Written problem: Quote all of the data exactly as given. Skip every picture it contains.

Data excerpt:
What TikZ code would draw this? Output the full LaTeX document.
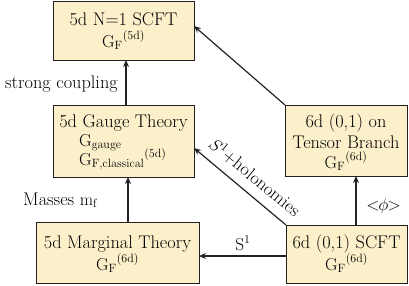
\documentclass[tikz,border=0pt]{standalone}
\usetikzlibrary{arrows.meta}
\definecolor{boxfill}{HTML}{FCF0CB}
\definecolor{boxline}{HTML}{222222}
\tikzset{
  theorybox/.style={draw=boxline, line width=1.3pt, fill=boxfill, inner sep=0pt, anchor=north west},
  conn/.style={-{Stealth[length=7pt,width=6pt]}, line width=1.2pt, draw=boxline},
  lbl/.style={font=\fontsize{18.3}{20}\selectfont, inner sep=0pt},
  boxtext/.style={font=\fontsize{18.3}{20}\selectfont, inner sep=0pt, anchor=base}
}
\newcommand{\GF}[1]{$\mathrm{G_F}^{(\mathrm{#1})}$}
\begin{document}
\begin{tikzpicture}[x=1pt,y=-1pt]
\useasboundingbox (0,0) rectangle (409,285);
% boxes
\node[theorybox, minimum width=141pt, minimum height=59pt] (top) at (53,1) {};
\node[theorybox, minimum width=141pt, minimum height=72pt] (gauge) at (53,105) {};
\node[theorybox, minimum width=163pt, minimum height=61pt] (marg) at (36,222) {};
\node[theorybox, minimum width=122pt, minimum height=71pt] (tens) at (285,105) {};
\node[theorybox, minimum width=121pt, minimum height=58pt] (six) at (286,225) {};
% texts
\node[boxtext] (ttop1) at (123.5,25) {5d N=1 SCFT};
\node[boxtext] (ttop2) at (123.5,47) {\GF{5d}};
\node[boxtext] (tgauge1) at (123.5,127) {5d Gauge Theory};
\node[boxtext, anchor=base west] (tgauge2) at (79,146) {$\mathrm{G_{gauge}}$};
\node[boxtext, anchor=base west] (tgauge3) at (79,165) {$\mathrm{G_{F,classical}}^{(\mathrm{5d})}$};
\node[boxtext] (tmarg1) at (117.5,248) {5d Marginal Theory};
\node[boxtext] (tmarg2) at (117.5,270) {\GF{6d}};
\node[boxtext] (ttens1) at (346,127) {6d (0,1) on};
\node[boxtext] (ttens2) at (346,148) {Tensor Branch};
\node[boxtext] (ttens3) at (346,168) {\GF{6d}};
\node[boxtext] (tsix1) at (346.5,248) {6d (0,1) SCFT};
\node[boxtext] (tsix2) at (346.5,270) {\GF{6d}};
% connectors
\draw[conn] (126,105) -- (126,60);
\draw[conn] (128,222) -- (128,177);
\draw[conn] (286,256) -- (199,256);
\draw[conn] (356,225) -- (356,176);
\draw[conn] (six.north west) -- (194,148);
\draw[conn] (tens.north west) -- (194,26);
% labels
\node[lbl, anchor=base east] (l1) at (118,88) {strong coupling};
\node[lbl, anchor=base west] (l2) at (23,205) {Masses $\mathrm{m_f}$};
\node[lbl, anchor=base] (l3) at (243,250) {$\mathrm{S}^1$};
\node[lbl, anchor=base] (l4) at (383.5,210) {$<\!\!\phi\!\!>$};
\node[lbl, rotate=-39.5] (l5) at (255,177) {$S^1$+holonomies};
\end{tikzpicture}
\end{document}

Solution for this exercise:
What TikZ code would draw this? Output the full LaTeX document.
\documentclass[tikz,border=0pt]{standalone}
\usetikzlibrary{arrows.meta}
\definecolor{boxfill}{HTML}{FCF0CB}
\definecolor{boxline}{HTML}{222222}
\tikzset{
  theorybox/.style={draw=boxline, line width=1.3pt, fill=boxfill, inner sep=0pt, anchor=north west},
  conn/.style={-{Stealth[length=7pt,width=6pt]}, line width=1.2pt, draw=boxline},
  lbl/.style={font=\fontsize{18.3}{20}\selectfont, inner sep=0pt},
  boxtext/.style={font=\fontsize{18.3}{20}\selectfont, inner sep=0pt, anchor=base}
}
\newcommand{\GF}[1]{$\mathrm{G_F}^{(\mathrm{#1})}$}
\begin{document}
\begin{tikzpicture}[x=1pt,y=-1pt]
\useasboundingbox (0,0) rectangle (409,285);
% boxes
\node[theorybox, minimum width=141pt, minimum height=59pt] (top) at (53,1) {};
\node[theorybox, minimum width=141pt, minimum height=72pt] (gauge) at (53,105) {};
\node[theorybox, minimum width=163pt, minimum height=61pt] (marg) at (36,222) {};
\node[theorybox, minimum width=122pt, minimum height=71pt] (tens) at (285,105) {};
\node[theorybox, minimum width=121pt, minimum height=58pt] (six) at (286,225) {};
% texts
\node[boxtext] (ttop1) at (123.5,25) {5d N=1 SCFT};
\node[boxtext] (ttop2) at (123.5,47) {\GF{5d}};
\node[boxtext] (tgauge1) at (123.5,127) {5d Gauge Theory};
\node[boxtext, anchor=base west] (tgauge2) at (79,146) {$\mathrm{G_{gauge}}$};
\node[boxtext, anchor=base west] (tgauge3) at (79,165) {$\mathrm{G_{F,classical}}^{(\mathrm{5d})}$};
\node[boxtext] (tmarg1) at (117.5,248) {5d Marginal Theory};
\node[boxtext] (tmarg2) at (117.5,270) {\GF{6d}};
\node[boxtext] (ttens1) at (346,127) {6d (0,1) on};
\node[boxtext] (ttens2) at (346,148) {Tensor Branch};
\node[boxtext] (ttens3) at (346,168) {\GF{6d}};
\node[boxtext] (tsix1) at (346.5,248) {6d (0,1) SCFT};
\node[boxtext] (tsix2) at (346.5,270) {\GF{6d}};
% connectors
\draw[conn] (126,105) -- (126,60);
\draw[conn] (128,222) -- (128,177);
\draw[conn] (286,256) -- (199,256);
\draw[conn] (356,225) -- (356,176);
\draw[conn] (six.north west) -- (194,148);
\draw[conn] (tens.north west) -- (194,26);
% labels
\node[lbl, anchor=base east] (l1) at (118,88) {strong coupling};
\node[lbl, anchor=base west] (l2) at (23,205) {Masses $\mathrm{m_f}$};
\node[lbl, anchor=base] (l3) at (243,250) {$\mathrm{S}^1$};
\node[lbl, anchor=base] (l4) at (383.5,210) {$<\!\!\phi\!\!>$};
\node[lbl, rotate=-39.5] (l5) at (255,177) {$S^1$+holonomies};
\end{tikzpicture}
\end{document}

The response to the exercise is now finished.